Automated Perimetry مجال ابصار

Your visual field refers to how much you can see around you, including objects in your peripheral (side) vision.

Visual field testing is used to monitor peripheral, or side, vision.

This test produces a map of your field of vision. Visual field tests help your ophthalmologist monitor any loss of vision and diagnose eye problems and disease.

How is Visual field test performed?
The test is performed with a large, bowl-shaped instrument called a perimeter. In order to test one eye at a time, one of your eyes is temporarily patched during the test. You will be seated and positioned comfortably in front of the perimeter and asked to look straight ahead at a fixed spot (the fixation target). The computer randomly flashes points of light around the bowl-shaped perimeter. When you see a light, press the indicator button. It is very important to always keep looking straight ahead. Do not move your eyes to look for the target; wait until it appears in your side vision. A delay in seeing a light does not necessarily mean your field of vision is damaged.

If you need to rest during the test, tell the technician and he or she will pause the test until you are ready to continue.

Your ophthalmologist will interpret the results of your test and discuss them with you.

Types of visual field tests:

There are two main testing methods:

  • Moving Targets.

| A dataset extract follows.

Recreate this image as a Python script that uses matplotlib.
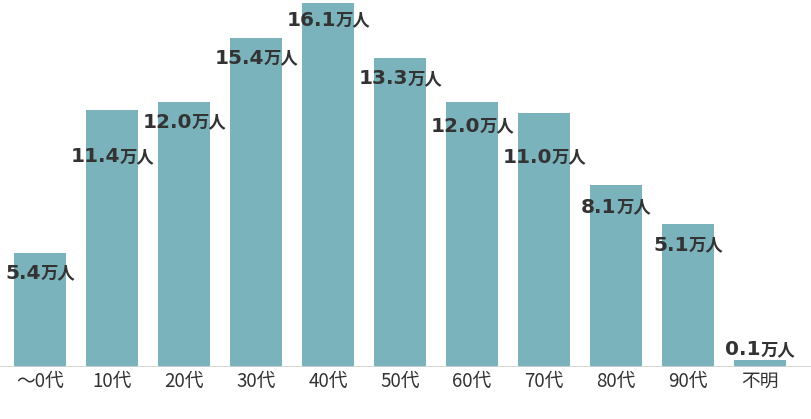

Lighted targets are moved from where you can’t see them (beyond your side vision) in towards the center of your vision until you do see them. As soon as the target appears in your field of vision, you press the indicator button.
  • Fixed Targets. Instead of targets moving into your field of vision, fixed targets suddenly appear in different areas on the screen. When the targets appear, you press the indicator button.

Why are these tests important?

Initially, visual field tests help your ophthalmologist diagnose problems with your eyes, optic nerve or brain, including:

  • loss of vision;
  • glaucoma;
  • disorders of your retina (layer of cells that lines the back of your eye);
  • other neurologic conditions including brain tumors, multiple sclerosis, and stroke.